End Pay-to-Play Politics Through Transparency, Groups Tell U.S. Senate Committee

Groups Urge Senate to Reject Legislation That Would Cloak Campaign Money from Government Contractors

Note: The U.S. Senate Homeland Security & Governmental Affairs Committee is holding a meeting Wednesday at 10 a.m. in Room 342 of the Dirksen Senate Office Building to discuss, among other things, S. 1100, the Keeping Politics Out of Federal Contracting Act.

Washington, D.C.– The U.S. Senate Homeland Security & Governmental Affairs Committee should reject legislation that would prohibit disclosure of campaign contributions and spending by government contractors, Public Citizen and 13 other civic organizations said in letter sent today to the committee.

S. 1100, which was sponsored by Sen. Susan Collins (R-Maine), would keep the campaign spending of government contractors in the shadows and runs afoul of the honesty of our elections and the integrity of the government contracting process, the letter said. “Disclosure is the solution, not the problem,” it said.

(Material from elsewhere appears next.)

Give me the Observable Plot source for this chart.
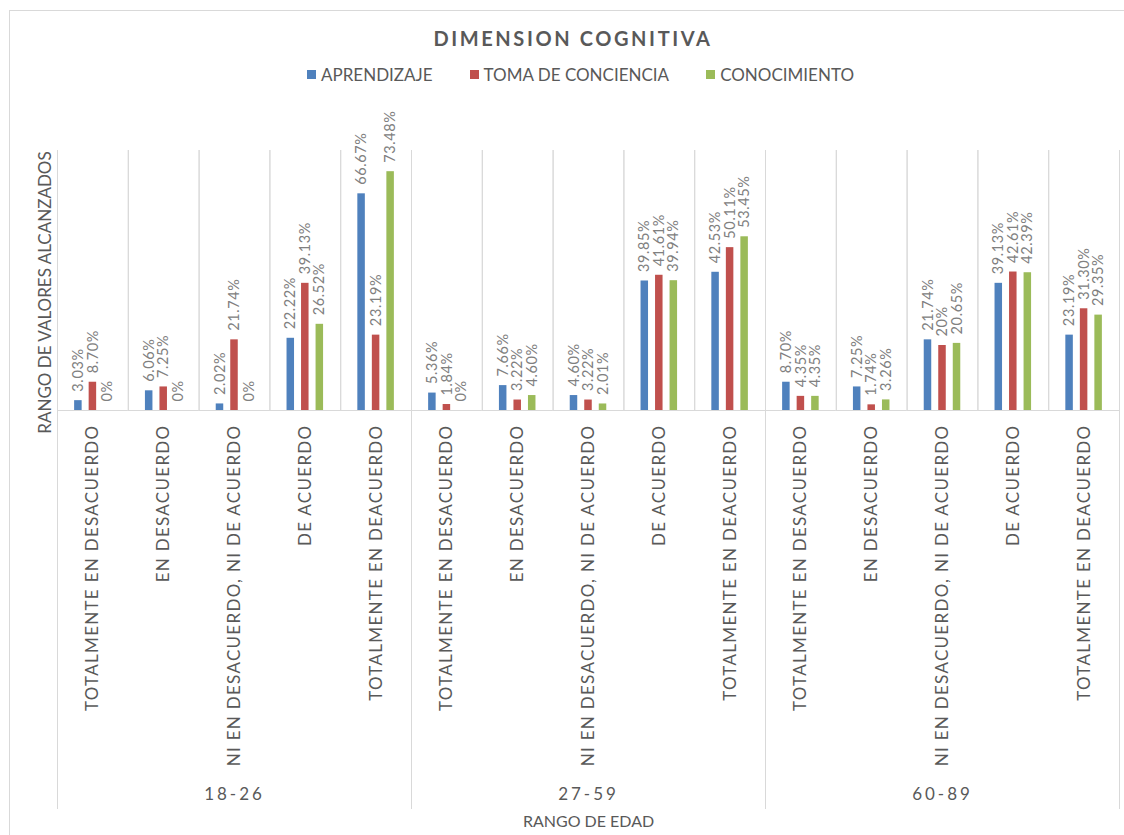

The organizations writing in opposition to S. 1100 include: Campaign Legal Center, Center for Media and Democracy, Citizens for Responsibility and Ethics in Washington, Common Cause, Democracy 21, Demos, League of Women Voters, MapLight, New Progressive Alliance, Project on Government Oversight, Public Citizen, Sunlight Foundation, U.S. PIRG and Union of Concerned Scientists.

“If passed, this legislation would prevent disclosure of campaign contributions from businesses seeking government contracts, and create a very dangerous obstacle to reining in pay-to-play abuses in the contracting process,” said Craig Holman, government affairs lobbyist for Public Citizen. “Public officials who award the contracts will know which businesses supported them, but the public will be kept in the dark.”

The letter noted: “One of the single most important means to rein in this type of pay-to-play abuse in government contracting is to create a system of full disclosure so that the public also knows which contractors supported which officeholders. This transparency in contractor campaign spending would provide the public with the means to discern when contracts are being awarded based on money rather than merit – and a powerful tool to check pay-to-play abuses in government contracting.”

The groups strongly urge the Senate Homeland Security & Governmental Affairs Committee to defeat this measure and end pay-to-play politics through transparency.